O sırada kralın güzel kızı hastalanmış ve kral iyileştirene kızını ve tahtını vermeyi vaat etmiş. Vezir bunun şifasının Şahmeran’ın etini yemek olduğunu söylemiş ve herkesin hamama getirilmesini emretmiş. Zorla hamama getirilen Camsab yıkanırken derisi pul pul oluvermiş. Vezir bunu görünce anlamış, işkence ile Şahmeran’ın yerini zorla söyletmiş. Şahmeran yakalandığında Camsab’ı görünce “İnsanoğlunun nankör olduğunu sana söylemiştim. Kuyruğum zehirlidir yeme, vezir yesin; bedenim şifalıdır, kral kızı yesin; başımda ise bilgilerim var, sen ye” demiş ve öldürülmüş. Dediği gibi kuyruğu yiyen vezir ölmüş, kız iyileşmiş, Camsab da ilim irfan sahibi olmuş.
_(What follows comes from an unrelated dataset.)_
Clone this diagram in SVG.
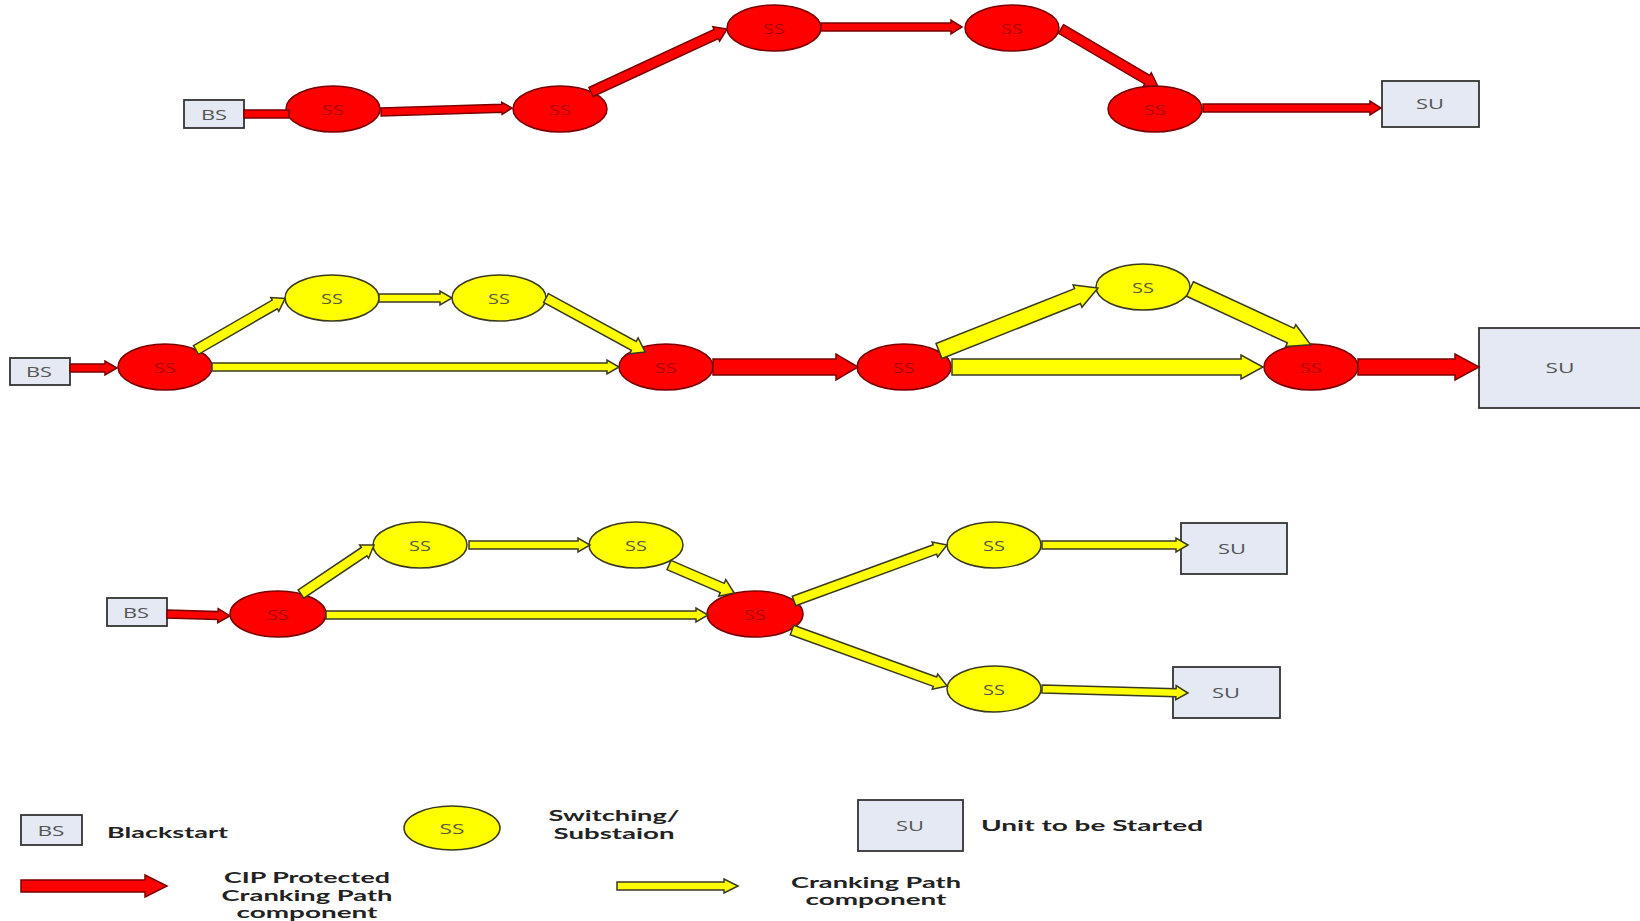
<svg xmlns="http://www.w3.org/2000/svg" width="1640" height="921" viewBox="0 0 1640 921">
  <style>
    .red { fill: #ff0000; stroke: #7a0000; stroke-width: 1.5; }
    .yel { fill: #ffff00; stroke: #3a3a20; stroke-width: 1.5; }
    .box { fill: #e4e9f3; stroke: #333333; stroke-width: 1.8; }
    .lbl { font-family: "Open Sans", "Liberation Sans", sans-serif; font-size: 15px; text-anchor: middle; dominant-baseline: central; }
    .lr { fill: #b00000; }
    .ly { fill: #5a5a3c; }
    .lb { fill: #555555; }
    .leg { font-family: Lato, "Liberation Sans", sans-serif; font-weight: bold; font-size: 16px; fill: #222222; }
    .mid { text-anchor: middle; }
  </style>

  <!-- top path nodes -->
  <g id="t-bs"><rect class="box" x="184" y="100" width="60" height="28"/><text class="lbl lb" x="214" y="114" textLength="26" lengthAdjust="spacingAndGlyphs">BS</text></g>
  <g id="t-ss1"><ellipse class="red" cx="333" cy="109" rx="47" ry="23"/><text class="lbl lr" x="333" y="109" textLength="22" lengthAdjust="spacingAndGlyphs">SS</text></g>
  <g id="t-ss2"><ellipse class="red" cx="560" cy="109" rx="47" ry="23"/><text class="lbl lr" x="560" y="109" textLength="22" lengthAdjust="spacingAndGlyphs">SS</text></g>
  <g id="t-ss3"><ellipse class="red" cx="774" cy="28" rx="47" ry="23"/><text class="lbl lr" x="774" y="28" textLength="22" lengthAdjust="spacingAndGlyphs">SS</text></g>
  <g id="t-ss4"><ellipse class="red" cx="1012" cy="28" rx="47" ry="23"/><text class="lbl lr" x="1012" y="28" textLength="22" lengthAdjust="spacingAndGlyphs">SS</text></g>
  <g id="t-ss5"><ellipse class="red" cx="1155" cy="109" rx="47" ry="23"/><text class="lbl lr" x="1155" y="109" textLength="22" lengthAdjust="spacingAndGlyphs">SS</text></g>
  <g id="t-su"><rect class="box" x="1382" y="81" width="97" height="46"/><text class="lbl lb" x="1430" y="103" textLength="28" lengthAdjust="spacingAndGlyphs">SU</text></g>

  <!-- middle path nodes -->
  <g id="m-bs"><rect class="box" x="10" y="358" width="60" height="27"/><text class="lbl lb" x="39" y="371" textLength="26" lengthAdjust="spacingAndGlyphs">BS</text></g>
  <g id="m-ss1"><ellipse class="red" cx="165" cy="367" rx="47" ry="23"/><text class="lbl lr" x="165" y="367" textLength="22" lengthAdjust="spacingAndGlyphs">SS</text></g>
  <g id="m-ss2"><ellipse class="yel" cx="332" cy="298" rx="47" ry="23"/><text class="lbl ly" x="332" y="298" textLength="22" lengthAdjust="spacingAndGlyphs">SS</text></g>
  <g id="m-ss3"><ellipse class="yel" cx="499" cy="298" rx="47" ry="23"/><text class="lbl ly" x="499" y="298" textLength="22" lengthAdjust="spacingAndGlyphs">SS</text></g>
  <g id="m-ss4"><ellipse class="red" cx="666" cy="367" rx="47" ry="23"/><text class="lbl lr" x="666" y="367" textLength="22" lengthAdjust="spacingAndGlyphs">SS</text></g>
  <g id="m-ss5"><ellipse class="red" cx="904" cy="367" rx="47" ry="23"/><text class="lbl lr" x="904" y="367" textLength="22" lengthAdjust="spacingAndGlyphs">SS</text></g>
  <g id="m-ss6"><ellipse class="yel" cx="1143" cy="287" rx="47" ry="23"/><text class="lbl ly" x="1143" y="287" textLength="22" lengthAdjust="spacingAndGlyphs">SS</text></g>
  <g id="m-ss7"><ellipse class="red" cx="1311" cy="367" rx="47" ry="23"/><text class="lbl lr" x="1311" y="367" textLength="22" lengthAdjust="spacingAndGlyphs">SS</text></g>
  <g id="m-su"><rect class="box" x="1479" y="328" width="165" height="80"/><text class="lbl lb" x="1560" y="367" textLength="29" lengthAdjust="spacingAndGlyphs">SU</text></g>

  <!-- bottom path nodes -->
  <g id="b-bs"><rect class="box" x="107" y="598" width="60" height="28"/><text class="lbl lb" x="136" y="612" textLength="26" lengthAdjust="spacingAndGlyphs">BS</text></g>
  <g id="b-ss1"><ellipse class="red" cx="278" cy="614" rx="48" ry="23"/><text class="lbl lr" x="278" y="614" textLength="22" lengthAdjust="spacingAndGlyphs">SS</text></g>
  <g id="b-ss2"><ellipse class="yel" cx="420" cy="545" rx="47" ry="23"/><text class="lbl ly" x="420" y="545" textLength="22" lengthAdjust="spacingAndGlyphs">SS</text></g>
  <g id="b-ss3"><ellipse class="yel" cx="636" cy="545" rx="47" ry="23"/><text class="lbl ly" x="636" y="545" textLength="22" lengthAdjust="spacingAndGlyphs">SS</text></g>
  <g id="b-ss4"><ellipse class="red" cx="755" cy="614" rx="48" ry="23"/><text class="lbl lr" x="755" y="614" textLength="22" lengthAdjust="spacingAndGlyphs">SS</text></g>
  <g id="b-ss5"><ellipse class="yel" cx="994" cy="545" rx="47" ry="23"/><text class="lbl ly" x="994" y="545" textLength="22" lengthAdjust="spacingAndGlyphs">SS</text></g>
  <g id="b-ss6"><ellipse class="yel" cx="994" cy="689" rx="47" ry="23"/><text class="lbl ly" x="994" y="689" textLength="22" lengthAdjust="spacingAndGlyphs">SS</text></g>
  <g id="b-su1"><rect class="box" x="1181" y="523" width="106" height="51"/><text class="lbl lb" x="1232" y="548" textLength="28" lengthAdjust="spacingAndGlyphs">SU</text></g>
  <g id="b-su2"><rect class="box" x="1173" y="667" width="107" height="51"/><text class="lbl lb" x="1226" y="692" textLength="28" lengthAdjust="spacingAndGlyphs">SU</text></g>

  <!-- connectors: block arrows drawn along +x, then placed with translate/rotate -->
  <g id="connectors">
    <!-- top path -->
    <path class="red" d="M244,110H289V118H244Z"/>
    <path class="red" transform="translate(381,112) rotate(-1.75)" d="M0,-4H121V-6L131,0L121,6V4H0Z"/>
    <path class="red" transform="translate(591,92) rotate(-24.85)" d="M0,-5H138V-8L150,0L138,8V5H0Z"/>
    <path class="red" transform="translate(821,27)" d="M0,-4H130V-7L141,0L130,7V4H0Z"/>
    <path class="red" transform="translate(1061,29) rotate(30.44)" d="M0,-5H100V-8L112,0L100,8V5H0Z"/>
    <path class="red" transform="translate(1203,108)" d="M0,-4H167V-7L178,0L167,7V4H0Z"/>

    <!-- middle path -->
    <path class="red" transform="translate(70,368)" d="M0,-4H35V-7L47,0L35,7V4H0Z"/>
    <path class="yel" transform="translate(212,367)" d="M0,-4H395V-7L407,0L395,7V4H0Z"/>
    <path class="yel" transform="translate(196,350) rotate(-30.06)" d="M0,-5H91V-8L103,0L91,8V5H0Z"/>
    <path class="yel" transform="translate(379,298)" d="M0,-4H61V-7L73,0L61,7V4H0Z"/>
    <path class="yel" transform="translate(546,298) rotate(28.61)" d="M0,-5H100V-9L113,0L100,9V5H0Z"/>
    <path class="red" transform="translate(713,367)" d="M0,-8H123V-13L145,0L123,13V8H0Z"/>
    <path class="yel" transform="translate(939,351) rotate(-21.63)" d="M0,-8H149V-12L171,0L149,12V8H0Z"/>
    <path class="yel" transform="translate(952,367)" d="M0,-8H289V-12L311,0L289,12V8H0Z"/>
    <path class="yel" transform="translate(1190,289) rotate(24.83)" d="M0,-8H111V-12L133,0L111,12V8H0Z"/>
    <path class="red" transform="translate(1358,367)" d="M0,-8H97V-13L121,0L97,13V8H0Z"/>

    <!-- bottom path -->
    <path class="red" transform="translate(167,614) rotate(1.8)" d="M0,-4H51V-7L63,0L51,7V4H0Z"/>
    <path class="yel" transform="translate(326,615)" d="M0,-4H370V-7L382,0L370,7V4H0Z"/>
    <path class="yel" transform="translate(301,594) rotate(-33.87)" d="M0,-5H76V-8L88,0L76,8V5H0Z"/>
    <path class="yel" transform="translate(469,545)" d="M0,-4H109V-7L121,0L109,7V4H0Z"/>
    <path class="yel" transform="translate(669,565) rotate(23.3)" d="M0,-5H58V-9L71,0L58,9V5H0Z"/>
    <path class="yel" transform="translate(794,601) rotate(-20.1)" d="M0,-5H150V-8L163,0L150,8V5H0Z"/>
    <path class="yel" transform="translate(792,630) rotate(19.86)" d="M0,-5H152V-8L165,0L152,8V5H0Z"/>
    <path class="yel" transform="translate(1042,545)" d="M0,-4H134V-7L146,0L134,7V4H0Z"/>
    <path class="yel" transform="translate(1042,689) rotate(1.58)" d="M0,-4H134V-7L146,0L134,7V4H0Z"/>
  </g>

  <!-- key -->
  <g id="legend">
    <rect class="box" x="21" y="815" width="61" height="30"/><text class="lbl lb" x="51" y="830" textLength="27" lengthAdjust="spacingAndGlyphs">BS</text>
    <text class="leg" x="107" y="838" textLength="121" lengthAdjust="spacingAndGlyphs">Blackstart</text>

    <ellipse class="yel" cx="452" cy="828" rx="48" ry="22"/><text class="lbl ly" x="452" y="828" textLength="25" lengthAdjust="spacingAndGlyphs">SS</text>
    <text class="leg mid" x="614" y="821" textLength="131" lengthAdjust="spacingAndGlyphs">Switching/</text>
    <text class="leg mid" x="614" y="839" textLength="121" lengthAdjust="spacingAndGlyphs">Substaion</text>

    <rect class="box" x="858" y="800" width="105" height="51"/><text class="lbl lb" x="910" y="825" textLength="28" lengthAdjust="spacingAndGlyphs">SU</text>
    <text class="leg" x="981" y="831" textLength="222" lengthAdjust="spacingAndGlyphs">Unit to be Started</text>

    <path class="red" transform="translate(21,886)" d="M0,-6H124V-11L146,0L124,11V6H0Z"/>
    <text class="leg mid" x="307" y="883" textLength="166" lengthAdjust="spacingAndGlyphs">CIP Protected</text>
    <text class="leg mid" x="307" y="901" textLength="171" lengthAdjust="spacingAndGlyphs">Cranking Path</text>
    <text class="leg mid" x="307" y="918" textLength="141" lengthAdjust="spacingAndGlyphs">component</text>

    <path class="yel" transform="translate(617,886)" d="M0,-4H107V-7L121,0L107,7V4H0Z"/>
    <text class="leg mid" x="876" y="888" textLength="170" lengthAdjust="spacingAndGlyphs">Cranking Path</text>
    <text class="leg mid" x="876" y="905" textLength="141" lengthAdjust="spacingAndGlyphs">component</text>
  </g>
</svg>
Camsab bir gün yorulmuş, ağaç altında uyurken rüyasında bir ses “Uyan, ölümsüzlük bitkisi benim” demiş. Uyanıp hemen reçeteyi yazmış ve sevinçle giderken Misis köprüsü üzerinde rüzgar uçuruvermiş reçeteyi. Cebrail gelmiş ve demiş ki “İnsanoğlu şansını Havva elmayı yiyince kaybetti ve artık sana ölüm var, zulüm var.”

Camsab ölümsüzlük reçetesini rüzgara kaptırmış ama bu bilgilerle bizim Lokman hekimin ta kendisi olmuş… Ve derler ki o reçetede “Zeytinyağı yiyin.” yazıyormuş. O yüzden işte zeytin ağaçlarımıza sahip çıkmalıyız ve bol bol tüketmeliyiz…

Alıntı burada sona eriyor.